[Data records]

*****

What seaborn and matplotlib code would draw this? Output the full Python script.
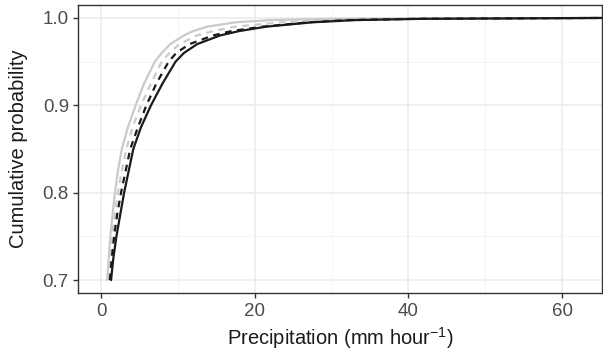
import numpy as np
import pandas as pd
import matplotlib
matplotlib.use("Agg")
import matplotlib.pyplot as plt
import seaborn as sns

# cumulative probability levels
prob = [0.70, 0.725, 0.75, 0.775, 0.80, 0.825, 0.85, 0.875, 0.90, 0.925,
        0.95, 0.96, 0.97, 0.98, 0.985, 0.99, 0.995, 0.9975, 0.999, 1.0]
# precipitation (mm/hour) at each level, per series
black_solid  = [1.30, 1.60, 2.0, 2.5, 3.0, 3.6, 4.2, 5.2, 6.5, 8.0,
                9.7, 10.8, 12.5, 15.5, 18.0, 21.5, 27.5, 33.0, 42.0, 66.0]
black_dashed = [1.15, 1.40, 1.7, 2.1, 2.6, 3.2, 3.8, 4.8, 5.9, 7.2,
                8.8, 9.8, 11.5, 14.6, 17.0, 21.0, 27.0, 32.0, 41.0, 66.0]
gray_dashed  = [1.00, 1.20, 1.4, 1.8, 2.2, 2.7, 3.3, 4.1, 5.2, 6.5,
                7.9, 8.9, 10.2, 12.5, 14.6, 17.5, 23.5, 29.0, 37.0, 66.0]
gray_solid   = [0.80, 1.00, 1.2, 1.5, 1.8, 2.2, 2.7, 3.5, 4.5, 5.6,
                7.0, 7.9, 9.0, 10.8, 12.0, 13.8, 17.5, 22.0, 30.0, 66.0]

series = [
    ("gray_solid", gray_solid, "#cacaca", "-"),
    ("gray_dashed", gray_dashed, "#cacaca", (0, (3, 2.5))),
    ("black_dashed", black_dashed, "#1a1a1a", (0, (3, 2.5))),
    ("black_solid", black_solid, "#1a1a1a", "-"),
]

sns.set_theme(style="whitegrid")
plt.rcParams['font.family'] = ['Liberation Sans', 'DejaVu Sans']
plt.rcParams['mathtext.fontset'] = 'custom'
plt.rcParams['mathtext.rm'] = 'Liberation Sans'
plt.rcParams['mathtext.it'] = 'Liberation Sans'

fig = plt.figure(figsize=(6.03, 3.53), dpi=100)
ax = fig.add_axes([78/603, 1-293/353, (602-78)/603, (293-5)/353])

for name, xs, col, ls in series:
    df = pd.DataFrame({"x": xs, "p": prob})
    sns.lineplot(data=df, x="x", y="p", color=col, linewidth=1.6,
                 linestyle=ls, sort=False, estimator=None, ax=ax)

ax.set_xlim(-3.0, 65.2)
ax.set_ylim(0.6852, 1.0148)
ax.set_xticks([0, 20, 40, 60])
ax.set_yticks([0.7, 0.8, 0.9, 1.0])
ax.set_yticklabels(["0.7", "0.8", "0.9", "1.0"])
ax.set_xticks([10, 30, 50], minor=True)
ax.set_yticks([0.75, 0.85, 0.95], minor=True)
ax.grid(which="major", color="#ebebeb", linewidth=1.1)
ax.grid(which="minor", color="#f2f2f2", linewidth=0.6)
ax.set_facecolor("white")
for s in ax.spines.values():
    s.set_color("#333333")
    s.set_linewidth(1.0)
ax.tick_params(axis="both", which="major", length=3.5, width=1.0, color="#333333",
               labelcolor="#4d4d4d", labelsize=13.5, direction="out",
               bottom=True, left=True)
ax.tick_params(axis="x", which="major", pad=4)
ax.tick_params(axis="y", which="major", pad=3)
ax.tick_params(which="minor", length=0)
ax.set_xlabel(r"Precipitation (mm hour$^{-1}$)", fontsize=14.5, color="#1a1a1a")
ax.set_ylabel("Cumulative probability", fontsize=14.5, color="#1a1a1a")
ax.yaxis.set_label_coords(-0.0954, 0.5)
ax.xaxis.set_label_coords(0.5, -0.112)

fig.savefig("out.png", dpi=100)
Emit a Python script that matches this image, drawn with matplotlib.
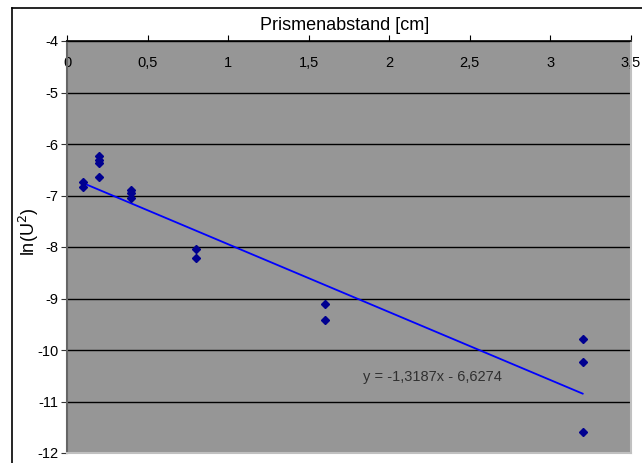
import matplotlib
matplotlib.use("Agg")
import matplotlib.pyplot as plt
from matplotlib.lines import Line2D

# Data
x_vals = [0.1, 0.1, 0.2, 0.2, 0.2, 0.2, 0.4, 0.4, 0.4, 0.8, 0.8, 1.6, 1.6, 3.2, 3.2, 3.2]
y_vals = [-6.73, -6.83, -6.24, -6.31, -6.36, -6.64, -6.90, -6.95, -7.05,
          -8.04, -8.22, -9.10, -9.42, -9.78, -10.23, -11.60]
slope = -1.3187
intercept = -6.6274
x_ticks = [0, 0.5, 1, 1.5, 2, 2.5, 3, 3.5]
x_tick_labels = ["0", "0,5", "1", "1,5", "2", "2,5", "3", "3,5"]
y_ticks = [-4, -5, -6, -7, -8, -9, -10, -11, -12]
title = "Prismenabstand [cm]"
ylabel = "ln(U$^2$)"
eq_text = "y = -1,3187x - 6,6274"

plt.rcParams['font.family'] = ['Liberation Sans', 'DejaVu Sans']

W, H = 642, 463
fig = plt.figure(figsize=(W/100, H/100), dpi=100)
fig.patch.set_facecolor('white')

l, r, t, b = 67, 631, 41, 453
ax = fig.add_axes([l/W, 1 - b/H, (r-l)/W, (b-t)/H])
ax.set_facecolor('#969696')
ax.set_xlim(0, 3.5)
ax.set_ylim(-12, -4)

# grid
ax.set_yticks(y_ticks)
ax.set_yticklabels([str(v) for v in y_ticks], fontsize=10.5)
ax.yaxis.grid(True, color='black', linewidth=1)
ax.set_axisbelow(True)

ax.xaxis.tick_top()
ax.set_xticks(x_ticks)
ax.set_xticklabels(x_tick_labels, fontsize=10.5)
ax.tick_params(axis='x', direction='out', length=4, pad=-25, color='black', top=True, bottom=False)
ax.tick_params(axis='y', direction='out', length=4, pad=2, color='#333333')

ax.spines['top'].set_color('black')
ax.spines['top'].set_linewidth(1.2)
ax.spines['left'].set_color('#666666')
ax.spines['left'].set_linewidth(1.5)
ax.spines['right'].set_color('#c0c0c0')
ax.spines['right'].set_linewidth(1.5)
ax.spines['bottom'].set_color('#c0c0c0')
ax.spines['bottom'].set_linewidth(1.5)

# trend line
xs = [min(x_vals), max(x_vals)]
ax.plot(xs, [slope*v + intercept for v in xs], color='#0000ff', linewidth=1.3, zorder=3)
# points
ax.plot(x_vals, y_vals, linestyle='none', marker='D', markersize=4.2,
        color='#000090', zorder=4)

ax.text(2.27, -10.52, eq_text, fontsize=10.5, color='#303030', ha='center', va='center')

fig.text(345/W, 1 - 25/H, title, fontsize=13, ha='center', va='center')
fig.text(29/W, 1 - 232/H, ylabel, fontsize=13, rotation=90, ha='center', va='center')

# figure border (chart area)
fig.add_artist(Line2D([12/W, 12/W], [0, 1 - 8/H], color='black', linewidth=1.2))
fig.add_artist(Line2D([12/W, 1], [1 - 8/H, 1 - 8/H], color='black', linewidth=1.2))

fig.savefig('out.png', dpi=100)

*****

Exercise instructions - Give the number of lines in the entries that hold the word "script", and nothing else.

Reply to the task - 2